Black warnings were still happening if you press the zoom button like crazy. So, in the next fix (3cc213e), the raw data is marked as invalid for a small duration (~0.5 seconds) starting from a resolution change or zoom toggle. With this, raw_update_params no longer needs to wait for one LV frame (it relies on user code to retry). I can no longer trigger any black warnings :)
After the latest fixes, the sanity check code for the OB area remained more like a double-checking (it catches the 500D bug, for example, and also points out where the raw backend requires more attention). I would prefer the bad frames to be solved properly in the raw backend, and not caught by the black checking code.
So, @ early adopters, please test it out before including it in the nightly builds.
open the console; it prints the black level whenever it's refreshed
sane values for black level: around 1024, around 2048, around 1700-1800... others?
if there are black warnings, a frame named bad.dng will be saved on the card; upload it
record raw/mlv in crop mode with memory hack on (this was likely to give bad frames)
press record really quick after going to liveview or after toggling the zoom mode or Canon's video mode
playback test videos in mlv_play (they should not have green or pink cast)
check if dual iso images passes the black tests
implement the black checks for cameras without a left OB (550D/600D/60D/7D in zoom mode); important?
comment out the debug code before merging (the bad.dng part)?

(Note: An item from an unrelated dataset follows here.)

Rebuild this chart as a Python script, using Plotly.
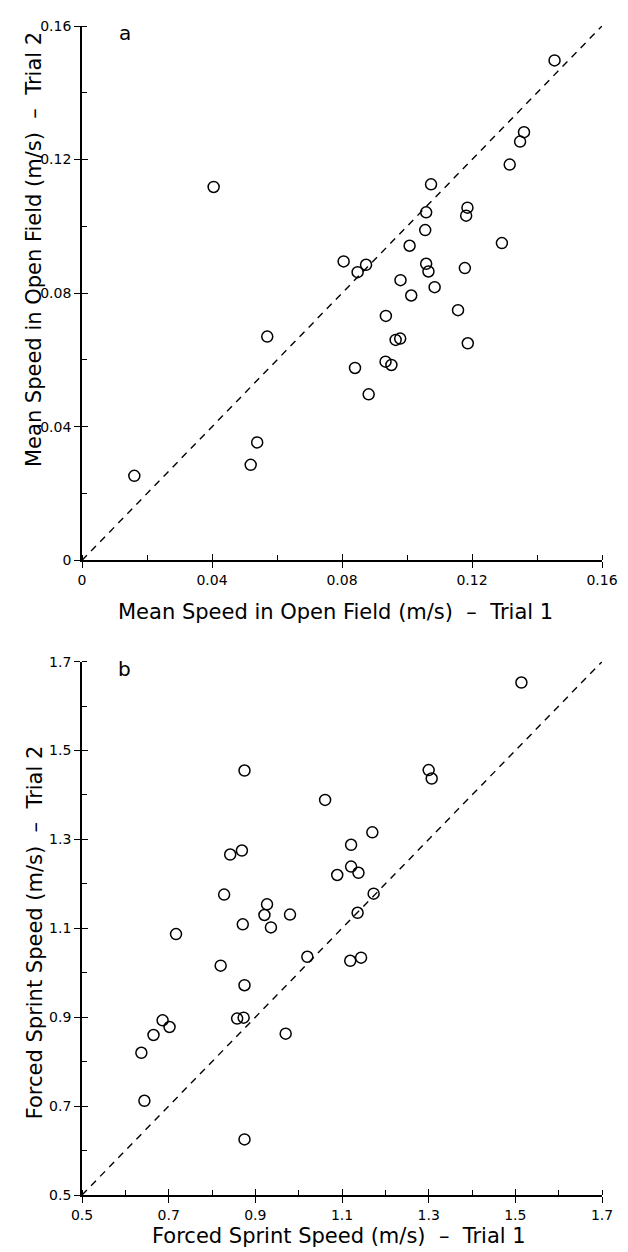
import plotly.graph_objects as go

# Panel a: mean speed in open field (m/s)
a_trial1 = [0.0405, 0.1454, 0.1360, 0.1348, 0.1316, 0.1074, 0.1186, 0.1182, 0.1059,
            0.1056, 0.1008, 0.1292, 0.0805, 0.0874, 0.0848, 0.1059, 0.1066, 0.1178,
            0.0980, 0.1085, 0.1013, 0.1157, 0.0935, 0.0965, 0.0979, 0.1187, 0.0840,
            0.0934, 0.0952, 0.0882, 0.0570, 0.0539, 0.0519, 0.0161]
a_trial2 = [0.1118, 0.1497, 0.1282, 0.1254, 0.1185, 0.1126, 0.1056, 0.1032, 0.1042,
            0.0989, 0.0942, 0.0950, 0.0895, 0.0885, 0.0863, 0.0888, 0.0865, 0.0875,
            0.0839, 0.0818, 0.0793, 0.0749, 0.0732, 0.0660, 0.0664, 0.0650, 0.0576,
            0.0595, 0.0585, 0.0497, 0.0670, 0.0353, 0.0286, 0.0253]

# Panel b: forced sprint speed (m/s)
b_trial1 = [0.875, 0.842, 0.869, 0.828, 0.927, 0.921, 0.980, 0.871, 0.936, 0.717,
            1.514, 1.300, 1.307, 1.061, 1.170, 1.121, 1.121, 1.138, 1.089, 1.173,
            1.136, 1.020, 1.119, 1.144, 0.820, 0.875, 0.858, 0.873, 0.970, 0.686,
            0.702, 0.665, 0.637, 0.644, 0.875]
b_trial2 = [1.455, 1.266, 1.275, 1.176, 1.154, 1.130, 1.131, 1.109, 1.102, 1.087,
            1.653, 1.456, 1.437, 1.389, 1.316, 1.288, 1.239, 1.225, 1.220, 1.178,
            1.135, 1.036, 1.027, 1.034, 1.016, 0.972, 0.897, 0.899, 0.863, 0.893,
            0.878, 0.860, 0.820, 0.712, 0.625]

diag_a = [0, 0.16]
diag_b = [0.5, 1.7]

ticks_a = [0, 0.04, 0.08, 0.12, 0.16]
ticklabels_a = ["0", "0.04", "0.08", "0.12", "0.16"]
ticks_b = [0.5, 0.7, 0.9, 1.1, 1.3, 1.5, 1.7]
ticklabels_b = ["0.5", "0.7", "0.9", "1.1", "1.3", "1.5", "1.7"]

title_ax = "Mean Speed in Open Field (m/s)  \u2013  Trial 1"
title_ay = "Mean Speed in Open Field (m/s)  \u2013  Trial 2"
title_bx = "Forced Sprint Speed (m/s)  \u2013  Trial 1"
title_by = "Forced Sprint Speed (m/s)  \u2013  Trial 2"

FONT = "DejaVu Sans"
BODY = 8  # default page body margin offsets the figure
PAGE_W, PAGE_H = 628, 1252
W, H = PAGE_W - BODY, PAGE_H - BODY
# page-pixel positions of the plot area
PL, PR, PT, PB = 82, 608, 18, 1195
ML, MR, MT, MB = PL - BODY, PAGE_W - PR, PT - BODY, PAGE_H - PB
PW, PH = W - ML - MR, H - MT - MB

def fy(py):  # page pixel y -> paper y
    return (PB - py) / PH

def fx(px):
    return (px - PL) / PW

dom_a = [fy(556), 1.0]
dom_b = [0.0, fy(658)]

fig = go.Figure()
marker = dict(symbol="circle-open", size=11, color="black", line=dict(width=1.5, color="black"))
dash_line = dict(color="black", width=1.4, dash="7px,6px")

fig.add_trace(go.Scatter(x=diag_a, y=diag_a, mode="lines", xaxis="x", yaxis="y",
                         line=dash_line, showlegend=False))
fig.add_trace(go.Scatter(x=a_trial1, y=a_trial2, mode="markers", xaxis="x", yaxis="y",
                         marker=marker, showlegend=False))
fig.add_trace(go.Scatter(x=diag_b, y=diag_b, mode="lines", xaxis="x2", yaxis="y2",
                         line=dash_line, showlegend=False))
fig.add_trace(go.Scatter(x=b_trial1, y=b_trial2, mode="markers", xaxis="x2", yaxis="y2",
                         marker=marker, showlegend=False))
# empty traces on overlay axes (for crossing major ticks)
for xa, ya in [("x3", "y"), ("x", "y3"), ("x4", "y2"), ("x2", "y4")]:
    fig.add_trace(go.Scatter(x=[], y=[], xaxis=xa, yaxis=ya, showlegend=False))

tickfont = dict(family=FONT, size=14, color="black")

def main_axis(rng, vals, labels, dom, anchor, minor_dtick):
    return dict(range=rng, domain=dom, anchor=anchor, tickmode="array", tickvals=vals,
                ticktext=labels, ticks="outside", ticklen=6, tickwidth=1.4, tickcolor="black",
                showline=True, linecolor="black", linewidth=1.8, showgrid=False, zeroline=False,
                tickfont=tickfont, fixedrange=True,
                minor=dict(dtick=minor_dtick, tick0=rng[0], ticks="inside", ticklen=5,
                           tickwidth=1.2, tickcolor="black", showgrid=False))

def overlay_axis(rng, vals, over, anchor, side):
    return dict(range=rng, overlaying=over, anchor=anchor, side=side, tickmode="array",
                tickvals=vals, ticks="inside", ticklen=6, tickwidth=1.4, tickcolor="black",
                showticklabels=False, showline=False, showgrid=False, zeroline=False,
                fixedrange=True)

fig.update_layout(
    width=W, height=H, margin=dict(l=ML, r=MR, t=MT, b=MB),
    paper_bgcolor="white", plot_bgcolor="white",
    font=dict(family=FONT, color="black"),
    xaxis=main_axis([0, 0.16], ticks_a, ticklabels_a, [0, 1], "y", 0.02),
    yaxis=main_axis([0, 0.16], ticks_a, ticklabels_a, dom_a, "x", 0.02),
    xaxis2=main_axis([0.5, 1.7], ticks_b, ticklabels_b, [0, 1], "y2", 0.1),
    yaxis2=main_axis([0.5, 1.7], ticks_b, ticklabels_b, dom_b, "x2", 0.1),
    xaxis3=overlay_axis([0, 0.16], ticks_a, "x", "y", "bottom"),
    yaxis3=overlay_axis([0, 0.16], ticks_a, "y", "x", "left"),
    xaxis4=overlay_axis([0.5, 1.7], ticks_b, "x2", "y2", "bottom"),
    yaxis4=overlay_axis([0.5, 1.7], ticks_b, "y2", "x2", "left"),
)

tfont = dict(family=FONT, size=21, color="black")
ann = [
    dict(text=title_ax, x=fx(338), y=fy(608), xref="paper", yref="paper", showarrow=False,
         font=tfont, xanchor="center", yanchor="middle"),
    dict(text=title_bx, x=fx(342), y=fy(1236), xref="paper", yref="paper", showarrow=False,
         font=tfont, xanchor="center", yanchor="middle"),
    dict(text=title_ay, x=fx(34), y=fy(243), xref="paper", yref="paper",
         showarrow=False, font=tfont, textangle=-90, xanchor="center", yanchor="middle"),
    dict(text=title_by, x=fx(34), y=fy(931), xref="paper", yref="paper",
         showarrow=False, font=tfont, textangle=-90, xanchor="center", yanchor="middle"),
    dict(text="a", x=fx(125), y=fy(25), xref="paper", yref="paper", showarrow=False,
         font=dict(family=FONT, size=20, color="black"), xanchor="center", yanchor="middle"),
    dict(text="b", x=fx(125), y=fy(665), xref="paper", yref="paper", showarrow=False,
         font=dict(family=FONT, size=20, color="black"), xanchor="center", yanchor="middle"),
]
fig.update_layout(annotations=ann)

fig.write_html("out.html")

I guess there is 2 ways of looking at (least part of) it. Frantic button pushers should slow down a bit, however, they are apparently really good bug finders.

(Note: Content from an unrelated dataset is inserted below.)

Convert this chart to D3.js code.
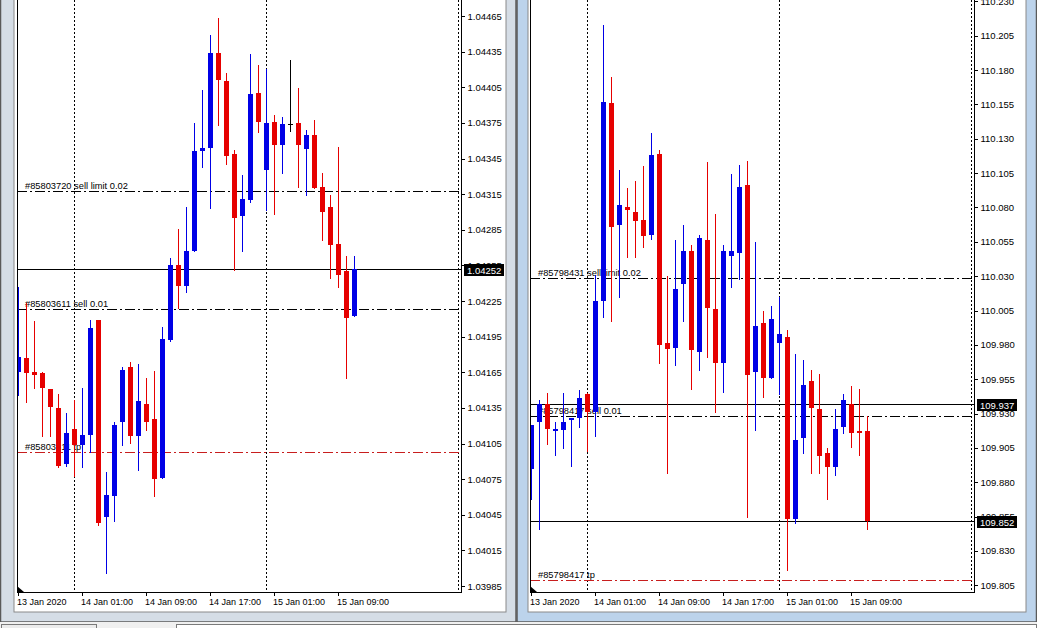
<!DOCTYPE html>
<html><head><meta charset="utf-8">
<script src="https://cdn.jsdelivr.net/npm/d3@7"></script>
<style>
html,body{margin:0;padding:0;background:#f0f0f0;overflow:hidden}
svg{display:block}
</style></head><body>
<svg id="c" width="1037" height="628"></svg>
<script>
// ---------- shared axis data ----------
const xLabels = ["13 Jan 2020","14 Jan 01:00","14 Jan 09:00","14 Jan 17:00","15 Jan 01:00","15 Jan 09:00"];
const xLabelIdx = [0, 8, 16, 24, 32, 40];
const separatorIdx = [7, 31, 55];

// ---------- left chart (EURCHF-like, H1) ----------
const leftOpen  = [1.04165,1.04177,1.04165,1.04164,1.04151,1.04135,1.04088,1.04117,1.04104,1.04112,1.04209,1.04043,1.04061,1.04123,1.04169,1.04111,1.04138,1.04126,1.04076,1.04192,1.04255,1.04238,1.04267,1.04351,1.04354,1.04434,1.04410,1.04349,1.04297,1.04310,1.04400,1.04335,1.04376,1.04356,1.04374,1.04375,1.04353,1.04365,1.04321,1.04304,1.04273,1.04250,1.04212];
const leftHigh  = [1.04237,1.04223,1.04208,1.04165,1.04151,1.04147,1.04131,1.04142,1.04152,1.04209,1.04209,1.04081,1.04123,1.04169,1.04174,1.04172,1.04160,1.04166,1.04203,1.04261,1.04286,1.04304,1.04375,1.04403,1.04449,1.04463,1.04417,1.04352,1.04331,1.04433,1.04424,1.04420,1.04382,1.04380,1.04428,1.04404,1.04369,1.04377,1.04333,1.04314,1.04355,1.04263,1.04263];
const leftLow   = [1.04146,1.04140,1.04152,1.04111,1.04111,1.04085,1.04086,1.04078,1.04085,1.04098,1.04036,1.03996,1.04040,1.04104,1.04105,1.04083,1.04116,1.04061,1.04076,1.04191,1.04219,1.04233,1.04267,1.04338,1.04303,1.04373,1.04340,1.04251,1.04267,1.04308,1.04367,1.04302,1.04298,1.04333,1.04368,1.04321,1.04314,1.04320,1.04276,1.04244,1.04237,1.04160,1.04212];
const leftClose = [1.04178,1.04164,1.04163,1.04152,1.04136,1.04086,1.04114,1.04104,1.04112,1.04202,1.04038,1.04062,1.04121,1.04167,1.04111,1.04141,1.04123,1.04075,1.04193,1.04255,1.04238,1.04267,1.04351,1.04354,1.04434,1.04411,1.04347,1.04295,1.04311,1.04399,1.04376,1.04375,1.04356,1.04374,1.04374,1.04356,1.04365,1.04320,1.04300,1.04272,1.04247,1.04211,1.04252];
const leftTicks = [1.04465,1.04435,1.04405,1.04375,1.04345,1.04315,1.04285,1.04255,1.04225,1.04195,1.04165,1.04135,1.04105,1.04075,1.04045,1.04015,1.03985];
const leftOrderLabels = ["#85803720 sell limit 0.02","#85803611 sell 0.01","#85803611 tp"];
const leftOrderPrices = [1.04318, 1.04218, 1.04098];
const leftOrderKinds  = ["order","order","tp"];
const leftPriceLines  = [1.04252];

// ---------- right chart (USDJPY-like, H1) ----------
const rightOpen  = [109.890,109.924,109.937,109.917,109.918,109.925,109.927,109.944,109.931,110.012,110.156,110.067,110.080,110.077,110.071,110.060,110.119,109.981,109.978,110.024,110.048,109.975,110.056,110.006,109.967,110.045,110.047,110.096,109.960,109.996,109.956,109.981,109.986,109.853,109.912,109.954,109.933,109.901,109.891,109.920,109.937,109.917,109.917];
const rightHigh  = [109.922,109.940,109.945,109.924,109.945,109.927,109.947,109.945,110.031,110.213,110.175,110.107,110.094,110.099,110.110,110.134,110.122,110.030,110.056,110.067,110.053,110.060,110.113,110.075,110.053,110.104,110.111,110.114,110.055,110.005,110.008,110.015,109.991,109.973,109.969,109.962,109.959,109.905,109.933,109.944,109.950,109.948,109.928];
const rightLow   = [109.868,109.846,109.908,109.900,109.905,109.892,109.920,109.903,109.914,110.000,109.997,110.015,110.044,110.044,110.051,110.057,109.967,109.887,109.965,109.997,109.948,109.962,109.971,109.931,109.946,110.022,110.028,109.855,109.918,109.942,109.956,109.944,109.816,109.850,109.901,109.887,109.887,109.868,109.885,109.916,109.906,109.900,109.846];
const rightClose = [109.922,109.937,109.919,109.919,109.924,109.927,109.941,109.931,110.012,110.157,110.066,110.082,110.078,110.070,110.059,110.118,109.980,109.977,110.021,110.048,109.976,110.058,110.007,109.967,110.048,110.048,110.095,109.958,109.994,109.956,109.999,109.988,109.853,109.911,109.951,109.934,109.899,109.891,109.919,109.940,109.916,109.916,109.852];
const rightTicks = [110.230,110.205,110.180,110.155,110.130,110.105,110.080,110.055,110.030,110.005,109.980,109.955,109.930,109.905,109.880,109.855,109.830,109.805];
const rightOrderLabels = ["#85798431 sell limit 0.02","#85798417 sell 0.01","#85798417 tp"];
const rightOrderPrices = [110.029, 109.928, 109.809];
const rightOrderKinds  = ["order","order","tp"];
const rightPriceLines  = [109.937, 109.852];

const svg = d3.select("#c");
const FONT = "'Liberation Sans', Arial, sans-serif";
const BULL = "#0000e6", BEAR = "#e60000";

// ---------- window chrome ----------
function chrome(x0, x1, cl, cr, frameFill) {
  svg.append("rect").attr("x", x0).attr("y", -5).attr("width", x1 - x0).attr("height", 627)
    .attr("fill", frameFill).attr("stroke", "#5a5a5a").attr("stroke-width", 1.5);
  svg.append("rect").attr("x", cl).attr("y", -5).attr("width", cr - cl).attr("height", 617)
    .attr("fill", "#ffffff").attr("stroke", "#8a8a8a").attr("stroke-width", 1);
}
chrome(0.5, 516, 14, 506, "#d5dde6");
chrome(517, 1036.5, 528, 1026, "#bcd3eb");
// tab strip
svg.append("rect").attr("x", 0).attr("y", 622).attr("width", 1037).attr("height", 6).attr("fill", "#f0f0f0");
svg.append("rect").attr("x", 1.5).attr("y", 624.5).attr("width", 95).attr("height", 8).attr("fill", "#ececec").attr("stroke", "#7a7a7a");
svg.append("rect").attr("x", 176.5).attr("y", 624.5).attr("width", 860).attr("height", 8).attr("fill", "#ffffff").attr("stroke", "#7a7a7a");

function drawChart(cfg) {
  const g = svg.append("g");
  const x = d3.scaleLinear().domain([0, 55]).range(cfg.xRange);
  const y = d3.scaleLinear().domain(cfg.yDomain).range(cfg.yRange);
  const px = i => Math.round(x(i));
  const clipId = "clip" + cfg.id;
  svg.append("clipPath").attr("id", clipId).append("rect")
    .attr("x", cfg.left + 1).attr("y", 0).attr("width", cfg.axis - cfg.left - 1).attr("height", cfg.bottom);

  // period separators
  g.selectAll(".sep").data(separatorIdx).enter().append("line")
    .attr("x1", d => px(d) + 0.5).attr("x2", d => px(d) + 0.5)
    .attr("y1", 0).attr("y2", cfg.bottom)
    .attr("stroke", "#000").attr("stroke-dasharray", "2,2").attr("shape-rendering", "crispEdges");

  // order lines + labels
  const inner = g.append("g").attr("clip-path", `url(#${clipId})`);
  cfg.orderPrices.forEach((p, i) => {
    const yy = Math.round(y(p)) + 0.5;
    const col = cfg.orderKinds[i] === "tp" ? "#c81e1e" : "#000";
    inner.append("line").attr("x1", cfg.left).attr("x2", cfg.axis).attr("y1", yy).attr("y2", yy)
      .attr("stroke", col).attr("stroke-dasharray", "10,3,2,3").attr("shape-rendering", "crispEdges");
    inner.append("text").attr("x", cfg.left + 8).attr("y", yy - 2.5).text(cfg.orderLabels[i])
      .attr("font-family", FONT).attr("font-size", 9.3).attr("fill", "#000");
  });
  // current price lines
  cfg.priceLines.forEach(p => {
    const yy = Math.round(y(p)) + 0.5;
    inner.append("line").attr("x1", cfg.left).attr("x2", cfg.axis).attr("y1", yy).attr("y2", yy)
      .attr("stroke", "#000").attr("shape-rendering", "crispEdges");
  });

  // candles
  const n = cfg.open.length;
  const idx = d3.range(n);
  const colorOf = i => cfg.close[i] > cfg.open[i] ? BULL : (cfg.close[i] < cfg.open[i] ? BEAR : "#000");
  inner.selectAll(".wick").data(idx).enter().append("line")
    .attr("x1", i => px(i) + 0.5).attr("x2", i => px(i) + 0.5)
    .attr("y1", i => Math.round(y(cfg.high[i]))).attr("y2", i => Math.round(y(cfg.low[i])) + 1)
    .attr("stroke", colorOf).attr("shape-rendering", "crispEdges");
  inner.selectAll(".body").data(idx).enter().append("rect")
    .attr("x", i => px(i) - 2).attr("width", 5)
    .attr("y", i => Math.round(y(Math.max(cfg.open[i], cfg.close[i]))))
    .attr("height", i => Math.max(1, Math.round(y(Math.min(cfg.open[i], cfg.close[i]))) - Math.round(y(Math.max(cfg.open[i], cfg.close[i])))))
    .attr("fill", colorOf).attr("shape-rendering", "crispEdges");

  // frame: left border, bottom, right axis
  g.append("line").attr("x1", cfg.left + 0.5).attr("x2", cfg.left + 0.5).attr("y1", 0).attr("y2", cfg.bottom + 1)
    .attr("stroke", "#000").attr("shape-rendering", "crispEdges");
  g.append("line").attr("x1", cfg.left).attr("x2", cfg.axis + 1).attr("y1", cfg.bottom + 0.5).attr("y2", cfg.bottom + 0.5)
    .attr("stroke", "#000").attr("shape-rendering", "crispEdges");
  g.append("line").attr("x1", cfg.axis + 0.5).attr("x2", cfg.axis + 0.5).attr("y1", 0).attr("y2", cfg.bottom + 1)
    .attr("stroke", "#000").attr("shape-rendering", "crispEdges");
  // shift marker triangle
  g.append("path").attr("d", `M${cfg.left},${cfg.bottom - 6} L${cfg.left + 7},${cfg.bottom} L${cfg.left},${cfg.bottom} Z`).attr("fill", "#000");

  // y axis
  const yAxis = d3.axisRight(y).tickValues(cfg.ticks).tickSize(3).tickPadding(3)
    .tickFormat(d3.format(cfg.fmt));
  const ya = g.append("g").attr("transform", `translate(${cfg.axis + 0.5},0)`).call(yAxis);
  ya.select(".domain").remove();
  ya.selectAll("line").attr("stroke", "#000").attr("shape-rendering", "crispEdges");
  ya.selectAll("text").attr("font-family", FONT).attr("font-size", 9.5).attr("fill", "#000");

  // x axis
  const xa = g.append("g");
  xa.selectAll("line").data(xLabelIdx).enter().append("line")
    .attr("x1", d => px(d) + 0.5).attr("x2", d => px(d) + 0.5)
    .attr("y1", cfg.bottom).attr("y2", cfg.bottom + 4).attr("stroke", "#000").attr("shape-rendering", "crispEdges");
  xa.selectAll("text").data(xLabelIdx).enter().append("text")
    .attr("x", d => px(d) - 1).attr("y", cfg.bottom + 13)
    .text((d, i) => xLabels[i])
    .attr("font-family", FONT).attr("font-size", 9).attr("fill", "#000");

  // price labels boxes
  cfg.priceLines.forEach(p => {
    const yy = Math.round(y(p));
    g.append("rect").attr("x", cfg.axis + 3).attr("y", yy - 5).attr("width", 40).attr("height", 12).attr("fill", "#000");
    g.append("text").attr("x", cfg.axis + 6).attr("y", yy + 4.5).text(d3.format(cfg.fmt)(p))
      .attr("font-family", FONT).attr("font-size", 9.5).attr("fill", "#fff");
  });
}

drawChart({
  id: "L", left: 17, axis: 461, bottom: 592,
  xRange: [18.3, 458.3], yDomain: [1.03985, 1.04465], yRange: [586, 16],
  open: leftOpen, high: leftHigh, low: leftLow, close: leftClose,
  ticks: leftTicks, fmt: ".5f",
  orderLabels: leftOrderLabels, orderPrices: leftOrderPrices, orderKinds: leftOrderKinds,
  priceLines: leftPriceLines
});
drawChart({
  id: "R", left: 530, axis: 974, bottom: 592,
  xRange: [531.3, 971.3], yDomain: [109.805, 110.205], yRange: [585.3, 35.7],
  open: rightOpen, high: rightHigh, low: rightLow, close: rightClose,
  ticks: rightTicks, fmt: ".3f",
  orderLabels: rightOrderLabels, orderPrices: rightOrderPrices, orderKinds: rightOrderKinds,
  priceLines: rightPriceLines
});
</script>
</body></html>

Silly question # 1. The OB adjustment in iso_regs. If you increase the OB area, does it provide correct data, or is it affected by the same problems? I assume it is affected also.
Same problems (they are not related to OB area, but to gibberish in the raw buffer, usually when resolution changes or when LiveView is stopped and resumed).
The black autodetection will be essential once the ISO tweaks are merged (this is why I don't like the hardcoding of 2048 or 1024 or whatever other values).
Can you flush the data? This might slow down the ability to record within ms of some change, but should be robust?
I can try to mark the raw data as invalid for like 0.5 seconds since the last resolution change.
edit: yeaaa, this fixed it, I can no longer trigger the warnings :D
bug report: 600D, in non-video LV mode and mlv_rec enabled it locks up for 20 seconds when trying to paint the mlv_rec menu entry.
looks like raw_update_params() is failing. console shows no black level message at all in LV mode.
-> we should lower the loop count to ~50 loops in mlv_rec:462 but this is a symptom only, not the real bug.
Ah, too many retries in mlv_rec_update_raw?
yes, didnt dig deeper, but it looks like the raw code tells not to be ready because this is not video mode.
and mlv_rec retries "a few" times :)
600D seems to work now, just a bad frame every now and then when restarting LV by entering canon menu.
seems to be working pretty well on 60D, I didn't do anything too extensive, I hardly ever use raw video anyway, I did have a BAD.DNG: https://dl.dropboxusercontent.com/u/74060/BAD.DNG, but all my actual recordings turned out just fine, did two in normal mode and two in crop mode, making sure ti hit record quickly
This one was because of a undetected resolution change.
If the light is good, the consistency checks for the OB area will detect the bad frame, but in very dim lighting, the bad frame may be missed. Unlikely to happen though.
Yeah it was after sundown here when I did the tests, not much light to work
Looks like this BAD.DNG was actually a bug in my diagnostic code, fixed.
Did these conflicts arise because I used a branch name very similar to this branch?
They appeared because you changed the workaround code (which is going to disappear after merging this).